Exercise details
Tally the lines of the listing that contain the word "this", then give the total and nothing else.

Materials provided

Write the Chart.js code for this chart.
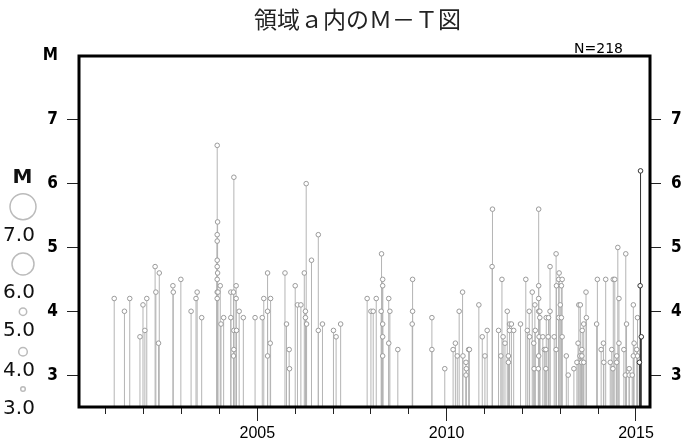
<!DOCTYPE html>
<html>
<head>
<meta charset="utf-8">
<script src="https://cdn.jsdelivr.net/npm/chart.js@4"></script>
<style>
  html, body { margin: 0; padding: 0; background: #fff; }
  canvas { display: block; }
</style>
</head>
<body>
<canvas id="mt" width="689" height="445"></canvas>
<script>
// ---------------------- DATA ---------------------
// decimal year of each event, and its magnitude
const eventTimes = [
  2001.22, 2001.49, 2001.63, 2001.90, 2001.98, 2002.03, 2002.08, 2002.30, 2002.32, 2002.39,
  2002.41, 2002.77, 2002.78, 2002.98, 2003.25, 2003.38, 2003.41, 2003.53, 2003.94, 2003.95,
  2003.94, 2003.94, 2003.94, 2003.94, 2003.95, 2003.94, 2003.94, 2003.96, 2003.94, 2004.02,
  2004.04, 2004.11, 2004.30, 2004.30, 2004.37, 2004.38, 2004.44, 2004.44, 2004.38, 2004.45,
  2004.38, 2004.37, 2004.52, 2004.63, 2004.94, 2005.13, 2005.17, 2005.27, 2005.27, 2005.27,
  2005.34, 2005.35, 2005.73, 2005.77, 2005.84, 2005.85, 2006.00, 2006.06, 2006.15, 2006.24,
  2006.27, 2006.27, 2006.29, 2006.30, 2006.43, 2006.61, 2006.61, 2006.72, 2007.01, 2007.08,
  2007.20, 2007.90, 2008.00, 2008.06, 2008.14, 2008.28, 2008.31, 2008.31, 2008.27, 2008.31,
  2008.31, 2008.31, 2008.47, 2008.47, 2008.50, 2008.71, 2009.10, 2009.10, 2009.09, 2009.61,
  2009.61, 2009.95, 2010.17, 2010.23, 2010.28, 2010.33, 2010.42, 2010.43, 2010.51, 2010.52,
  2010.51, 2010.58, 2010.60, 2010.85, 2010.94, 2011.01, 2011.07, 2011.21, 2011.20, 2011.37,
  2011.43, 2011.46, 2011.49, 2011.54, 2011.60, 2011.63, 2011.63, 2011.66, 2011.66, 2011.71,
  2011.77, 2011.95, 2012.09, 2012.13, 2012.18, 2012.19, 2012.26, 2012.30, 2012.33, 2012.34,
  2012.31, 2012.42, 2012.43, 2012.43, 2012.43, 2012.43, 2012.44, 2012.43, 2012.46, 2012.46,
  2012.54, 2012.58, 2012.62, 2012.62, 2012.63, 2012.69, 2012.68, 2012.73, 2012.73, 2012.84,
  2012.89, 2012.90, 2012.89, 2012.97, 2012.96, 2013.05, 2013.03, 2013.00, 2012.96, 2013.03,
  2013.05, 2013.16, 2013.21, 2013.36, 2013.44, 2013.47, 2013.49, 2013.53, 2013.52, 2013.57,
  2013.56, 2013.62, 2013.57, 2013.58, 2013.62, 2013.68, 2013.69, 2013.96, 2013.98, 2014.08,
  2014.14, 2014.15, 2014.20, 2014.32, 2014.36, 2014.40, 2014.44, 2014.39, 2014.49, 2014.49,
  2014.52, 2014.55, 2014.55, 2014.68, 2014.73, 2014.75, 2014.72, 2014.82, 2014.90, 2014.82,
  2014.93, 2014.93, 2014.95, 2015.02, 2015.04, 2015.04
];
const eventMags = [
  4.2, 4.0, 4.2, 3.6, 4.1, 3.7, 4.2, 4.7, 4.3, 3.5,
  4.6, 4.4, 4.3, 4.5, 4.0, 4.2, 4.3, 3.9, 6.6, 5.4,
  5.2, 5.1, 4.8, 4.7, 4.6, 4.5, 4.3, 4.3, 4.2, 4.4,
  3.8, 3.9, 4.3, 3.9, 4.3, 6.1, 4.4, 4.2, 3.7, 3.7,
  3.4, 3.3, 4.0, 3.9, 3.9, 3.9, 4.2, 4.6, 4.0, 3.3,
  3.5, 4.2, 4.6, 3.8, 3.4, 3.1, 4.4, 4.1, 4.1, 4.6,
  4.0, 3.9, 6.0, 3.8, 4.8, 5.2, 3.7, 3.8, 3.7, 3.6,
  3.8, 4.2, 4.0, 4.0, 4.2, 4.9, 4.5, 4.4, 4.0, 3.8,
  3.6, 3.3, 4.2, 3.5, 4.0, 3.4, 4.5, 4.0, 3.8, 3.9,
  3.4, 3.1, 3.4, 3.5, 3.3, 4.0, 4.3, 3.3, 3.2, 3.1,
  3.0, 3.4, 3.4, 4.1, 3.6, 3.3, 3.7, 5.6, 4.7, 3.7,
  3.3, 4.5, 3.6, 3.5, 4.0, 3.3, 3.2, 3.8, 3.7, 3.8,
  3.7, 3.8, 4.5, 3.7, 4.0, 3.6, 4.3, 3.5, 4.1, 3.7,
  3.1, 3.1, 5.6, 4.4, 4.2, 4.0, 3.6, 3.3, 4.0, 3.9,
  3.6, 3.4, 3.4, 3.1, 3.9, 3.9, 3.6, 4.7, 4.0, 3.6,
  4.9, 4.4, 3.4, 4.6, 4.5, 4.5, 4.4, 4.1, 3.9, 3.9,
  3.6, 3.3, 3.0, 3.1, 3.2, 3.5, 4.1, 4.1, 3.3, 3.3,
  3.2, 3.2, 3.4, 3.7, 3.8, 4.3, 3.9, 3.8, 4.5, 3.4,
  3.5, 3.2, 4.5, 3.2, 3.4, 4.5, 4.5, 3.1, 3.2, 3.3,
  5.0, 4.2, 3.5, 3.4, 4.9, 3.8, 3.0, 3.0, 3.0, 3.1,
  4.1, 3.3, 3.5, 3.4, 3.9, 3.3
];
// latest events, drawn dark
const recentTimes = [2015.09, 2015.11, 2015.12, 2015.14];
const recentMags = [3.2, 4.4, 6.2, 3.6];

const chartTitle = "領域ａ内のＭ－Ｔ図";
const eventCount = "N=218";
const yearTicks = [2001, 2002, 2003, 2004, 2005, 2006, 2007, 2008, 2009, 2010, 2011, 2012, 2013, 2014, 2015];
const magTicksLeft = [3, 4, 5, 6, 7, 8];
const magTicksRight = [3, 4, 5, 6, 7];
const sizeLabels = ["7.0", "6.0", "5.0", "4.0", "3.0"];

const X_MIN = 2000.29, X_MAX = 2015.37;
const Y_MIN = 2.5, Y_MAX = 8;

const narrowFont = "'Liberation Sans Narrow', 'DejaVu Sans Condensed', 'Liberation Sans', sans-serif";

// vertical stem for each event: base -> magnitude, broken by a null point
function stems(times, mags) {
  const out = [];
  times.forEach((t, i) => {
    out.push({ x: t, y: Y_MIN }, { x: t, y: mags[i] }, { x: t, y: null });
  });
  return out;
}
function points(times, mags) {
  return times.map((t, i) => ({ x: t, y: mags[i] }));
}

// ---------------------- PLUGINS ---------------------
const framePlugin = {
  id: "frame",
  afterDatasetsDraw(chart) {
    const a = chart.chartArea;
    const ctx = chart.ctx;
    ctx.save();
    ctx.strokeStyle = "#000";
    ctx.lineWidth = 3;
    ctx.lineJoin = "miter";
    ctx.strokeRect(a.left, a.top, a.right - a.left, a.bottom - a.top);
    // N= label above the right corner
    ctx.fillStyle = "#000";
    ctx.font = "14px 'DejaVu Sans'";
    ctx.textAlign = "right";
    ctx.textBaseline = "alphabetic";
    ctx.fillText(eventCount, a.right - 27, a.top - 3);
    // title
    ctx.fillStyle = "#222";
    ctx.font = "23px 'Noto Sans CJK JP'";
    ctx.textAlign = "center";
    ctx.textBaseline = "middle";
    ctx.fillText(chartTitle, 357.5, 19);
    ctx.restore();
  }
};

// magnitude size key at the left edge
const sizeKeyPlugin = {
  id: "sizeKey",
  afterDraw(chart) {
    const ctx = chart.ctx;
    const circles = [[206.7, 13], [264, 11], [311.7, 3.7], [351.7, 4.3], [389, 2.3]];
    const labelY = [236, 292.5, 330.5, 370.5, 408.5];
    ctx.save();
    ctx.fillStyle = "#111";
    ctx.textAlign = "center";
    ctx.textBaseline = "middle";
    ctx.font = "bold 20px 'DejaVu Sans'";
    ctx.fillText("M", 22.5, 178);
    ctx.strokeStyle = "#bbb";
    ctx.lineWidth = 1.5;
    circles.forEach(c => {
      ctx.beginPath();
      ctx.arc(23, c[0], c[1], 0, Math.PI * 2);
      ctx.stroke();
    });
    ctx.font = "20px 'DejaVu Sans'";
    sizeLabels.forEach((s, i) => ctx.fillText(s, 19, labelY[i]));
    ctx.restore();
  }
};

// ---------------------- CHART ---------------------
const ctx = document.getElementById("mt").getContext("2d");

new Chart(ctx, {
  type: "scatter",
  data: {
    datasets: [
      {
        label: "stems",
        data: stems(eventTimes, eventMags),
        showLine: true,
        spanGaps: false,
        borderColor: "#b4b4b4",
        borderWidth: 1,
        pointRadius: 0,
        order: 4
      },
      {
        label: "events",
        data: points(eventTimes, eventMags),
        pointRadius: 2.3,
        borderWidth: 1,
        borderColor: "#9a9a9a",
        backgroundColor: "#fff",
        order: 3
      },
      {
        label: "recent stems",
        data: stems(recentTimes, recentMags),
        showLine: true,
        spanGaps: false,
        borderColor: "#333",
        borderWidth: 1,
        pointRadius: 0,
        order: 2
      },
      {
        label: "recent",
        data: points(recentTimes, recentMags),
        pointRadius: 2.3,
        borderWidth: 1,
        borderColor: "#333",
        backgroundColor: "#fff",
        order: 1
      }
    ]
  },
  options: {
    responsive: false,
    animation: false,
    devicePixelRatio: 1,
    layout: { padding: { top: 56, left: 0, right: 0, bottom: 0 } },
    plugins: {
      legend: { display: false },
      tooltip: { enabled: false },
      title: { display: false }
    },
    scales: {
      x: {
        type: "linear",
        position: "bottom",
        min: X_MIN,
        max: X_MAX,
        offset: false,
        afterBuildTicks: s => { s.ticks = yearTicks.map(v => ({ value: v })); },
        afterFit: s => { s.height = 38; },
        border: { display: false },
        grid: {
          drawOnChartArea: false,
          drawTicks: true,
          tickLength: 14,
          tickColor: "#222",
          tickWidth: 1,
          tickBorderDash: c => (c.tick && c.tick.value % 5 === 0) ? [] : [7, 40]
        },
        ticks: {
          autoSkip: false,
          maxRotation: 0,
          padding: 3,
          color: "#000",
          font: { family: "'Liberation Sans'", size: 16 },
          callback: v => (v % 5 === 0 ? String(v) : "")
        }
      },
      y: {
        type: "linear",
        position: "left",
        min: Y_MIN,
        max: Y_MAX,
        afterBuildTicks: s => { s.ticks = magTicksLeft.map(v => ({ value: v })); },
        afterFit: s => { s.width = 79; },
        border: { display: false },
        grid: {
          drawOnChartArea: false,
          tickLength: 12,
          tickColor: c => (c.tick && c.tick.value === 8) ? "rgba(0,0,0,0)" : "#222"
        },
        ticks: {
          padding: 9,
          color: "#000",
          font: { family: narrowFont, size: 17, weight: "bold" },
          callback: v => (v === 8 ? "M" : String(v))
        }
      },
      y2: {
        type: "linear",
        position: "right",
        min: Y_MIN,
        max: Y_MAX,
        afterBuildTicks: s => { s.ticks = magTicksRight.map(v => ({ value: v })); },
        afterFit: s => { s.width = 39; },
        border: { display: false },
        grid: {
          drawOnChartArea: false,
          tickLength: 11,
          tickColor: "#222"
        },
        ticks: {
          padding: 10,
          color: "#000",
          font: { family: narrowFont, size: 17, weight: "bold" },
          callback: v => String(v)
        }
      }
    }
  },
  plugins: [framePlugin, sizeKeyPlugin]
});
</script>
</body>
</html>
---
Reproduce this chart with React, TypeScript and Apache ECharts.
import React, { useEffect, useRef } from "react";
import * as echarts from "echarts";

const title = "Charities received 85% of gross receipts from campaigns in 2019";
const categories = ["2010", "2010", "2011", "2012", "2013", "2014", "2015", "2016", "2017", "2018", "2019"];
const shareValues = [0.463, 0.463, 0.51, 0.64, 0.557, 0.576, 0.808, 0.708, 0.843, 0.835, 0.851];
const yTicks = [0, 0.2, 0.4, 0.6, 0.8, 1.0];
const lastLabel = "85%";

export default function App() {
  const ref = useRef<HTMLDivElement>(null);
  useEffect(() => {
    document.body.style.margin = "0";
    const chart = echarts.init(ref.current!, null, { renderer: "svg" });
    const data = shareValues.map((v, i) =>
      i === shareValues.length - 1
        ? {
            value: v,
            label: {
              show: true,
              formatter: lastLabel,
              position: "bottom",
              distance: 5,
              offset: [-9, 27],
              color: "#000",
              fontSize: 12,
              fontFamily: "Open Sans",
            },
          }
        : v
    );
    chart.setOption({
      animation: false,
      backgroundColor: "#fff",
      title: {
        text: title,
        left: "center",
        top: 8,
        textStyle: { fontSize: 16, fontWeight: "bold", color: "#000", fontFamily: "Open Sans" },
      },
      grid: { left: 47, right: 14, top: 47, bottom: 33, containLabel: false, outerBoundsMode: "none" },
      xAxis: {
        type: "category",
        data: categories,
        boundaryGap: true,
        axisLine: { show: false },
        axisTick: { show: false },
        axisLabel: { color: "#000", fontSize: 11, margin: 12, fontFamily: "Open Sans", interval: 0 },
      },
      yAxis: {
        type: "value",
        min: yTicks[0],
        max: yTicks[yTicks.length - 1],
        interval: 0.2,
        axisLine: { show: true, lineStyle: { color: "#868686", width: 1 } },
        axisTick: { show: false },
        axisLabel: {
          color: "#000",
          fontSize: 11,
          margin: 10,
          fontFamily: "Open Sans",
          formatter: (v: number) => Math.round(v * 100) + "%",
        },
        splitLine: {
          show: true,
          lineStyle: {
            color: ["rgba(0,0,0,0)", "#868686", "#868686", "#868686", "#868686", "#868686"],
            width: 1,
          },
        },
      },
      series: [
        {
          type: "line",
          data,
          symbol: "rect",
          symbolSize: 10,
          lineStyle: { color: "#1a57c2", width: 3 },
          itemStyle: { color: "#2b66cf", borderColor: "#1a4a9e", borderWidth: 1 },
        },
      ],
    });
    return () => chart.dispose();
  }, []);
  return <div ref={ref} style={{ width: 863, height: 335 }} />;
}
...
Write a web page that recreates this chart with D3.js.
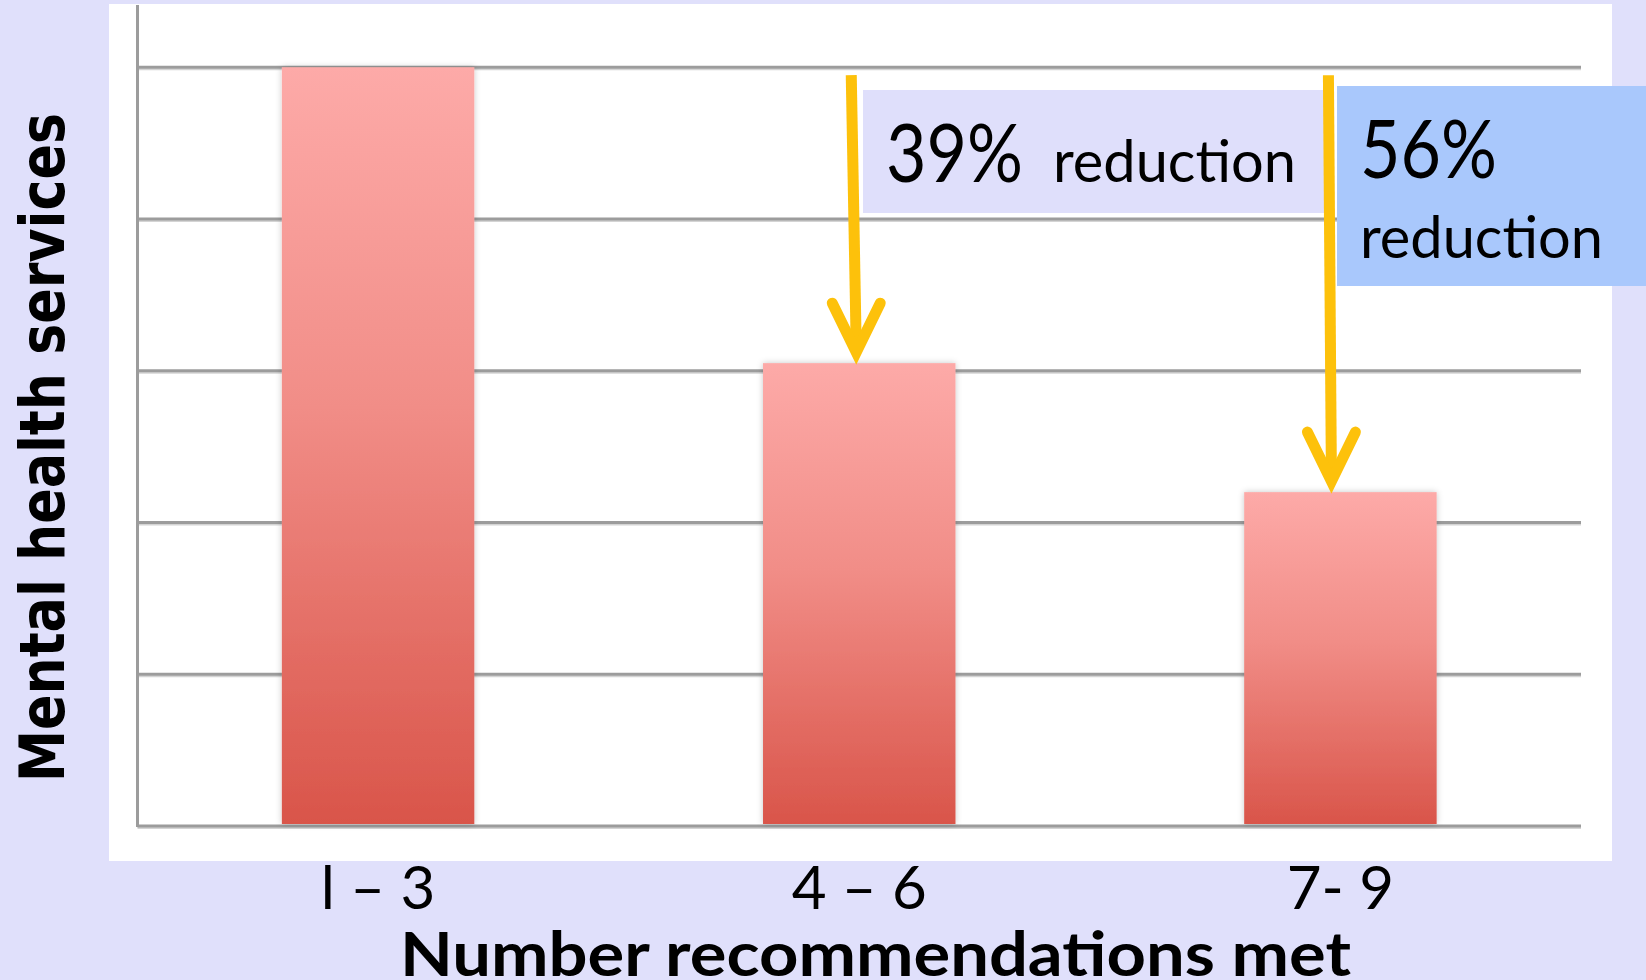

Expected output
3